The furore was loud and to be expected. When Malaysian Tourism Minister Ng Yen Yen accused other countries of “hijacking” Malaysia’s food and claimed dishes such as Hainanese Chicken Rice, Chilli Crab, Laksa, Nasi Lemak and Bak Kut Teh as Malaysian, she sparked a controversy amongst Singaporeans, Indonesians and even Malaysians crying foul over the idea that any particular dish can be ‘claimed’ by a single nation.
Ms Ng went on to later clarify that she never meant to patent any dishes, but rather to start promoting some of these items as Malaysian tourist products, but the damage had been done, with commenters on both sides of the causeway weighing in on whose food belongs to whom.
I find the current arguments over food sovereignty mildly amusing because most of the foods in question are enjoyed over a geographic region that often ignore national borders, so to claim a single dish to belonging to a single country is quite riduculous. And more often than not, dishes change slightly depending on the region it resides: Katong Laksa in Singapore is a little like the laksa you’ll find in Malacca, but not at all like the laksa you’ll find in Penang or in Sarawak. I’m proud to say that I’ve tasted all of them, and they are all wonderful in their own right, and the differences in these four laksas make me think of laksa less as a distinct culinary dish and more like a general cooking method.
The same goes for Chicken Rice: sample this dish in Indonesia, Malaysia, Singapore and Thailand and you’ll get four dishes that are same same, but different. Arguing about whose food it belongs to is like arguing which is the correct form of the riddle: it doesn’t matter if it’s a chicken, a cow, or a hippopotamus that crosses the road. It still gets to the other side. And who cares where some unnamed Hainanese uncle invented the dish? The point is that today we all (the half-a-billion people living in Southeast Asia) enjoy eating chicken rice. Making claims over where it originates is probably impossible to prove and it certainly won’t make the dish any tastier.

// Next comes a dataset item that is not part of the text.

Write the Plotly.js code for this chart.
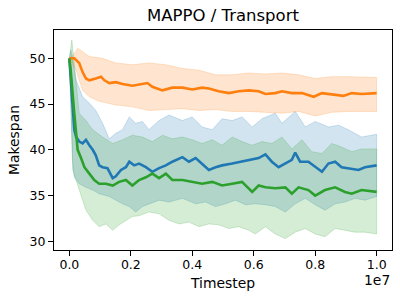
<!DOCTYPE html>
<html>
<head>
<meta charset="utf-8">
<script src="https://cdn.plot.ly/plotly-3.0.1.min.js"></script>
<style>html,body{margin:0;padding:0;background:#fff;}#chart{width:400px;height:300px;}</style>
</head>
<body>
<div id="chart"></div>
<script>
// Timesteps are given in millions of steps (converted to steps when drawn)
const chartTitle = "MAPPO / Transport";
const xLabel = "Timestep";
const yLabel = "Makespan";
const xTickVals = [0, 2e6, 4e6, 6e6, 8e6, 1e7];
const xTickText = ["0.0", "0.2", "0.4", "0.6", "0.8", "1.0"];
const yTickVals = [30, 35, 40, 45, 50];
const xOffsetText = "1e7";

// Series 1 (blue)
const blueMeanX = [0,0.05,0.11,0.16,0.22,0.32,0.43,0.54,0.65,0.76,0.86,0.97,1.08,1.24,1.41,1.51,1.68,1.84,1.95,2.11,2.27,2.49,2.70,2.92,3.14,3.35,3.68,3.89,4.11,4.32,4.54,4.76,4.97,5.30,5.62,5.95,6.16,6.38,6.59,6.81,7.03,7.24,7.35,7.51,7.78,8.00,8.22,8.43,8.65,8.86,9.08,9.41,9.62,10.0];
const blueMeanY = [50,47.6,44.0,42.2,41.4,40.9,40.7,41.1,40.5,40.0,39.4,38.3,38.1,38.0,36.9,37.1,37.8,38.1,38.7,38.3,38.5,38.1,37.6,38.0,38.3,38.7,39.2,38.7,39.1,38.5,37.8,38.1,38.3,38.5,38.7,38.9,39.1,39.5,38.7,38.1,38.5,38.9,39.7,38.7,38.7,38.1,37.6,38.5,38.7,38.1,38.0,37.8,38.1,38.3];
const blueUpperX = [0,0.05,0.22,0.43,0.65,0.86,1.08,1.30,1.51,1.73,1.95,2.16,2.38,2.59,2.92,3.24,3.68,4.00,4.32,4.65,4.97,5.30,5.62,5.95,6.27,6.70,6.92,7.35,7.68,8.00,8.43,8.76,9.08,9.51,10.0];
const blueUpperY = [50,50.9,47.6,45.8,45.1,44.3,42.9,41.2,41.8,42.2,43.6,42.9,43.1,42.2,43.2,43.8,43.2,43.6,42.5,42.2,43.4,43.2,43.6,42.5,43.4,44.0,42.9,44.2,42.5,43.1,42.5,42.7,42.2,41.4,41.7];
const blueLowerX = [0,0.11,0.16,0.32,0.54,0.76,0.97,1.30,1.51,1.73,1.95,2.16,2.38,2.59,2.92,3.24,3.68,4.11,4.43,4.76,5.08,5.41,5.73,6.05,6.38,6.70,7.03,7.35,7.68,8.00,8.32,8.65,8.97,9.30,9.62,10.0];
const blueLowerY = [50,38.5,37.0,36.3,35.9,35.6,35.2,34.9,34.5,34.1,33.8,33.2,33.8,34.1,34.5,34.3,34.7,34.1,34.3,33.8,34.1,34.5,34.0,34.1,34.0,33.8,33.2,34.1,34.7,34.0,33.4,34.1,34.3,34.7,34.5,34.9];

// Series 2 (orange)
const orangeMeanX = [0,0.16,0.32,0.43,0.54,0.65,0.86,1.03,1.14,1.30,1.51,1.73,2.05,2.27,2.54,2.70,3.03,3.35,3.68,4.00,4.32,4.54,4.86,5.19,5.51,5.84,6.16,6.38,6.70,6.92,7.24,7.57,7.95,8.22,8.54,8.92,9.19,9.51,10.0];
const orangeMeanY = [50,50,49.5,48.5,47.8,47.6,47.8,48.0,47.6,47.3,47.4,47.2,47.0,47.1,47.3,46.9,46.5,46.8,46.8,46.6,46.8,46.7,46.4,46.2,46.4,46.5,46.4,46.1,46.2,46.4,46.2,46.2,45.8,46.2,46.1,45.9,46.2,46.1,46.2];
const orangeUpperX = [0,0.16,0.27,0.43,0.65,1.08,1.51,2.05,2.59,3.14,3.68,4.22,4.76,5.30,5.84,6.38,6.92,7.46,8.00,8.54,9.08,10.0];
const orangeUpperY = [50,50.5,51.1,50.7,50.2,50.0,49.5,49.3,49.5,49.3,48.9,48.7,48.2,48.2,48.4,48.3,48.4,48.2,47.8,48.0,48.0,47.9];
const orangeLowerX = [0,0.22,0.43,0.65,0.97,1.51,2.05,2.59,3.14,3.68,4.22,4.76,5.30,5.84,6.38,6.92,7.46,8.00,8.54,9.08,10.0];
const orangeLowerY = [50,48.7,46.5,45.8,45.3,44.9,44.7,44.3,44.4,44.5,44.3,44.4,44.2,44.2,44.1,44.0,44.2,43.7,44.1,44.2,44.2];

// Series 3 (green)
const greenMeanX = [0,0.05,0.16,0.27,0.38,0.49,0.65,0.81,0.97,1.19,1.41,1.62,1.84,2.05,2.27,2.49,2.70,2.92,3.14,3.35,3.68,4.00,4.32,4.65,4.97,5.30,5.62,5.95,6.16,6.38,6.70,7.03,7.24,7.46,7.78,8.00,8.32,8.65,8.97,9.19,9.51,10.0];
const greenMeanY = [50,48.4,44.0,40.0,39.1,38.1,37.4,36.7,36.3,36.3,36.1,36.5,36.7,36.1,36.7,37.0,37.4,36.9,37.4,36.7,36.7,36.5,36.3,36.5,36.1,36.3,36.5,35.4,36.1,35.9,35.8,35.9,35.2,35.9,35.6,35.0,35.6,35.9,35.4,35.2,35.6,35.4];
const greenUpperX = [0,0.08,0.16,0.32,0.54,0.76,1.08,1.41,1.73,2.05,2.38,2.70,3.03,3.35,3.68,4.00,4.32,4.65,4.97,5.30,5.62,5.95,6.27,6.59,6.92,7.24,7.57,7.89,8.22,8.54,8.86,9.19,9.51,10.0];
const greenUpperY = [50,52.0,49.5,44.0,43.2,42.2,41.4,40.7,41.1,41.6,41.4,40.9,41.6,41.2,41.4,41.1,40.7,41.1,40.5,41.4,40.9,40.5,40.9,40.7,41.4,40.1,41.1,39.8,39.6,40.7,40.3,39.8,40.1,40.1];
const greenLowerX = [0,0.11,0.32,0.54,0.76,0.97,1.19,1.41,1.62,1.84,2.05,2.27,2.59,2.92,3.24,3.57,3.89,4.22,4.54,4.86,5.19,5.51,5.84,6.05,6.38,6.70,7.03,7.35,7.68,8.00,8.32,8.65,8.97,9.30,9.62,10.0];
const greenLowerY = [50,37.8,35.6,33.4,32.3,31.6,31.9,31.2,31.8,32.3,32.7,32.8,33.2,33.0,32.3,31.9,32.1,31.6,31.9,31.8,31.4,31.6,31.2,30.8,31.6,30.8,30.3,31.0,31.4,30.8,30.5,31.4,31.2,31.0,31.0,30.8];

const toSteps = a => a.map(v => v * 1e6);

function band(ux, uy, lx, ly, rgb) {
  return {
    x: toSteps(ux).concat(toSteps(lx).slice().reverse()),
    y: uy.concat(ly.slice().reverse()),
    type: 'scatter', mode: 'lines', fill: 'toself',
    fillcolor: 'rgba(' + rgb + ',0.2)',
    line: {color: 'rgba(' + rgb + ',0.2)', width: 1},
    hoverinfo: 'skip', showlegend: false
  };
}
function meanLine(x, y, color) {
  return {x: toSteps(x), y: y, type: 'scatter', mode: 'lines',
          line: {color: color, width: 2.6}, showlegend: false};
}

const traces = [
  band(blueUpperX, blueUpperY, blueLowerX, blueLowerY, '31,119,180'),
  band(orangeUpperX, orangeUpperY, orangeLowerX, orangeLowerY, '255,127,14'),
  band(greenUpperX, greenUpperY, greenLowerX, greenLowerY, '44,160,44'),
  meanLine(blueMeanX, blueMeanY, '#1f77b4'),
  meanLine(orangeMeanX, orangeMeanY, '#ff7f0e'),
  meanLine(greenMeanX, greenMeanY, '#2ca02c')
];

const font = 'DejaVu Sans, sans-serif';
const axisCommon = {
  showgrid: false, zeroline: false, showline: true, linecolor: '#000', linewidth: 1,
  mirror: true, ticks: 'outside', ticklen: 5, tickwidth: 1, tickcolor: '#000',
  tickfont: {family: font, size: 12.5, color: '#000'}
};

const layout = {
  width: 400, height: 300,
  margin: {l: 54, r: 8, t: 30, b: 50},
  paper_bgcolor: '#fff', plot_bgcolor: '#fff',
  showlegend: false,
  title: {text: chartTitle, x: 0.5, xref: 'paper', y: 0.95, yref: 'container', yanchor: 'middle',
          font: {family: font, size: 16.5, color: '#000'}},
  xaxis: Object.assign({}, axisCommon, {
    range: [-0.5e6, 10.5e6], tickmode: 'array', tickvals: xTickVals, ticktext: xTickText,
    ticklabelstandoff: -2,
    title: {text: xLabel, font: {family: font, size: 13.9, color: '#000'}, standoff: 7}
  }),
  yaxis: Object.assign({}, axisCommon, {
    range: [29.05, 53.1], tickmode: 'array', tickvals: yTickVals,
    ticktext: yTickVals.map(String),
    title: {text: yLabel, font: {family: font, size: 13.9, color: '#000'}, standoff: 6}
  }),
  annotations: [{
    text: xOffsetText, xref: 'paper', yref: 'paper', x: 1, y: -0.135,
    xanchor: 'right', yanchor: 'middle', showarrow: false,
    font: {family: font, size: 13.9, color: '#000'}
  }]
};

Plotly.newPlot('chart', traces, layout, {staticPlot: true, displayModeBar: false});
</script>
</body>
</html>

I’m not against promoting regional specialities – I certainly enjoy Penang char kway teow more than our local version which has broader noodles. But I find the jingoistic claims to “our food” versus “your food” slightly irritating. Do we really want to nationalise our culinary heritage, to such point that we accuse other people, who have been eating the same food for generations, as hijackers? Shouldn’t food unite us more than it divides?